Fazendo NECSO[1]:

Localizando o global e globalizando – parcialmente – o local

Ivan da Costa Marques – imarques@ufrj.br
Programa de Pós-Graduação em Informática
DCC-IM/NCE-UFRJ
Rio de Janeiro, 2001

Se temos as ferramentas que nos permitem mostrar que o conhecimento científico & tecnológico resulta de uma atividade coletiva, e não é mau, nem bom, e sobretudo não é neutro, que podemos fazer com estas ferramentas?

Como podemos fortalecer os fatos que criamos?  Como identificar novos aliados e reconhecer os testes de força que mostrarão os limites de nossas alianças, a robustez dos fatos (ou seja, do conhecimento) que criamos?

Poderíamos reivindicar “cientificidade” para o conhecimento que criamos? Por um lado, ele é científico porque sua construção guarda similaridades e exigências que remetem a práticas consagradas na construção dos conhecimentos científicos. Por outro lado, assim como torna relativa e muda a ontologia da verdade científica, o caráter da cientificidade, o conhecimento que criamos também relativiza suas próprias verdades. De onde, então, poderá vir sua legitimidade e sua força? Aqui está uma porta filosófica que nos leva ao global e ao diálogo internacional. E especialmente aqui devemos, parece-me, freqüentar os mesmos espaços e tempos (problemas) e nos ombrear com nossos colegas da comunidade de Estudos de Ciência & Tecnologia e Sociedade (STS – Science and Technology Studies ou Science, Technology, Society) mundo afora.

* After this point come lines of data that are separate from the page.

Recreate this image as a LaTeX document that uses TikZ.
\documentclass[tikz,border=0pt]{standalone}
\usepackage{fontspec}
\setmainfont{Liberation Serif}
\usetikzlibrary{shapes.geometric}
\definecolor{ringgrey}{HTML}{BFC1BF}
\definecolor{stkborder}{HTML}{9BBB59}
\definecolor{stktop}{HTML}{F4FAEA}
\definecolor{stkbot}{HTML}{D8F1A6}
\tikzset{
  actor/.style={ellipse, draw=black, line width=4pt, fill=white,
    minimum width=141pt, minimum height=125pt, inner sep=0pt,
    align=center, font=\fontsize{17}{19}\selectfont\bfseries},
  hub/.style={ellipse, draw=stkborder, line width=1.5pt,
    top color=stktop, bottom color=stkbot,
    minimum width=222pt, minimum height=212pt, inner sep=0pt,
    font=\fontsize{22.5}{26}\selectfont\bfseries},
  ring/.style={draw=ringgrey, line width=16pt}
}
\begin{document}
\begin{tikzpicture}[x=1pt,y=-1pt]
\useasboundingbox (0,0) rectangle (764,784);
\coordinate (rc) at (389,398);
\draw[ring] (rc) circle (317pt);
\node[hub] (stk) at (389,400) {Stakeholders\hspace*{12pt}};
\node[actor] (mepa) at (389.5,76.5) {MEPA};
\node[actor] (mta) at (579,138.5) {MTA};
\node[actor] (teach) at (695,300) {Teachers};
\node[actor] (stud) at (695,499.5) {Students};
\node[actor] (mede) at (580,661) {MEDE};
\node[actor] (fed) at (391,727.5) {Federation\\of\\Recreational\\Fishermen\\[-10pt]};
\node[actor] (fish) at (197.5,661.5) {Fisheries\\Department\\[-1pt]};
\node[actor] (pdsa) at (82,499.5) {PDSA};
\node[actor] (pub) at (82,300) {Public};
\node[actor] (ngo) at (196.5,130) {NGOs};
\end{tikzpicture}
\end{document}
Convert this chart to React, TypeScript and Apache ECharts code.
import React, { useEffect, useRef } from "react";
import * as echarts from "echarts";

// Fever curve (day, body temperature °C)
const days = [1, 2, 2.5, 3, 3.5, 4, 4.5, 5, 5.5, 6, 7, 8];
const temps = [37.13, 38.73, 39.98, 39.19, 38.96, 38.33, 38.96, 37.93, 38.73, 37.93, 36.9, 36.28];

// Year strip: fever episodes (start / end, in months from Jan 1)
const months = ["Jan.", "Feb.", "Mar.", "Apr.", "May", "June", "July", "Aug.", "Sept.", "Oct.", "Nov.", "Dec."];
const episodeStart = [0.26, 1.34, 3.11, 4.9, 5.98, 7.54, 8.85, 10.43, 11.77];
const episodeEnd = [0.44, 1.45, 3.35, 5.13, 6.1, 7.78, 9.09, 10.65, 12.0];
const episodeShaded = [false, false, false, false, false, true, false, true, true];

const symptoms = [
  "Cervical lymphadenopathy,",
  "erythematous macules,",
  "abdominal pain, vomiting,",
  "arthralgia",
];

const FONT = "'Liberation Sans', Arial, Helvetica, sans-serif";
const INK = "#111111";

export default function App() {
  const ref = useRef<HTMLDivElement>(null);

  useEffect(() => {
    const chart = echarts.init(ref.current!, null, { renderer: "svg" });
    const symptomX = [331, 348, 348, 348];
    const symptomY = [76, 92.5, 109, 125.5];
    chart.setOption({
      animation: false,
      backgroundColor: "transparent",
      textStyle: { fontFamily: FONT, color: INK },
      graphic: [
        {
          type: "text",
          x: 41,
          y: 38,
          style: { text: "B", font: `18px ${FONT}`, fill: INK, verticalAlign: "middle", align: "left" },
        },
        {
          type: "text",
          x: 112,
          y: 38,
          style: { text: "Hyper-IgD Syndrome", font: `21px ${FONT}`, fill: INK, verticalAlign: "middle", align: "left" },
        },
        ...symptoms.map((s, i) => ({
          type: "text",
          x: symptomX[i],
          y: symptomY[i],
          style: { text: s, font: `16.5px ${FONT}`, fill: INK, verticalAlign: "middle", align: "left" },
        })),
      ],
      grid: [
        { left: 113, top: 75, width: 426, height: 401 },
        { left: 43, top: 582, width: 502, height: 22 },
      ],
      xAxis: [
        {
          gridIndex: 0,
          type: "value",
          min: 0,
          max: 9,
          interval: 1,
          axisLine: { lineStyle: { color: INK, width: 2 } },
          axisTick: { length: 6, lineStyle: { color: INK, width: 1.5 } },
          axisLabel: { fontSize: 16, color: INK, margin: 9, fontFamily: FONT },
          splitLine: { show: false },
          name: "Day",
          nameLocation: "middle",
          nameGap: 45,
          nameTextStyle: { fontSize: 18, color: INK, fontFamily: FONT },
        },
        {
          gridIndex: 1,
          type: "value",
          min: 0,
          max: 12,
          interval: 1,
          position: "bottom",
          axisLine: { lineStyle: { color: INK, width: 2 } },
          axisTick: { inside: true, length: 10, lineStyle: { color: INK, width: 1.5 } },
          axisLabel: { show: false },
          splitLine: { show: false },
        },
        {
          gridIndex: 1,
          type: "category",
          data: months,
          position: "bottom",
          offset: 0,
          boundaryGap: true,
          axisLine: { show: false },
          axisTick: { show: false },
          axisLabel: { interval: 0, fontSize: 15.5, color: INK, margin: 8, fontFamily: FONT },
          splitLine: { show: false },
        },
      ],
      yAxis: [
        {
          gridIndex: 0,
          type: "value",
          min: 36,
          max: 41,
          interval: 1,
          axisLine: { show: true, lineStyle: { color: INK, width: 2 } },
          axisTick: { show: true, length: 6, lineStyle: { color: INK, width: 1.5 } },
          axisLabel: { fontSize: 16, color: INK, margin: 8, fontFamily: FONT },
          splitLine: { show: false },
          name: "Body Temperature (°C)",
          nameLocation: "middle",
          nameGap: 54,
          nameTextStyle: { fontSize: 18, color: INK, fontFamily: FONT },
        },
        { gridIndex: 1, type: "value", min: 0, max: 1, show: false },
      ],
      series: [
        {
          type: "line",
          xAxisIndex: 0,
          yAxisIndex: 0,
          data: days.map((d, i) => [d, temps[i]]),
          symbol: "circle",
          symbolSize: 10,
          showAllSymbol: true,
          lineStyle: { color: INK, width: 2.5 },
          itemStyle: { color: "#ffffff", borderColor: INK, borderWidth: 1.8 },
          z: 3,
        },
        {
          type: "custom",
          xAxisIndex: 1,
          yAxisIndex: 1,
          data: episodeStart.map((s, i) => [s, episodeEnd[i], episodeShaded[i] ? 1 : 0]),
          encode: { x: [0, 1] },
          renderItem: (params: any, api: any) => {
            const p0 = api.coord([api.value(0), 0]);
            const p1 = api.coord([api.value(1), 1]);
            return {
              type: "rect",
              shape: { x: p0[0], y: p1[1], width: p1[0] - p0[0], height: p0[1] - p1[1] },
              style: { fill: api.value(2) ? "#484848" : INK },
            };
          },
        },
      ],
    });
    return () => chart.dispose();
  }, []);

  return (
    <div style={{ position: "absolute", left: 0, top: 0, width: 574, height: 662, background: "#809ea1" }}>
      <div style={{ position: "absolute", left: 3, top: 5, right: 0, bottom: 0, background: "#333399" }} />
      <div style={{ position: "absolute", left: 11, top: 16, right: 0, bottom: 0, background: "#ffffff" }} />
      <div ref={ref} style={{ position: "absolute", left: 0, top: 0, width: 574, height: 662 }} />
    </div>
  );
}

Além disto, já sabemos que a divisão natureza-sociedade não é algo preexistente mas resulta de um arranjo historicamente construído por grupos de entidades (humanos, animais, vegetais, minerais, conceitos!, nomes!) que compartilha espaço e tempo em permanentes ajustes (negociações). Neste processo de negociação conformam-se arranjos, fronteiras e territórios, classificações que provisionalmente dão forma às próprias entidades. A modernidade pretendeu estabelecer que alguns arranjos valem para todos os grupos e incumbiu a ciência (moderna) de descobri-los.  Como as entidades em sua radical indeterminação não validam voluntária e generalizadamente os arranjos que a ciência moderna aponta como universalmente válidos (verdadeiros), entra em cena um processo disciplinar (muito grosseiramente, o laboratório para as coisas e os animais; a escola, os hospitais e as prisões para os humanos – Foucault). Mas a distribuição mundo afora dos arranjos ditos universais, essencializados e naturalizados, produz e reproduz as distribuições de papéis, de facilidades e de dificuldades para as entidades (actantes, individuais ou coletivos) criando algumas diferenças e não outras dentre infinitas outras (por exemplo, o universo a partir do big-bang, as características da vida determinadas pelos genes, a propensão ao comércio – barter and trade – nos humanos, a divisão entre o público e o privado na sociedade, a democracia tipo ocidental como um regime político). E é aí que o conflito entre ciência e política expressa sua complexidade. E aí temos um trabalho local, especificamente nosso, uma vez que as categorias ditas universais disciplinarmente implantadas geram distribuições assimétricas entre terceiro e primeiro mundo, brancos e negros, homens e mulheres, etc. É aqui que plantamos uma base local de onde saímos para nossas incursões globais.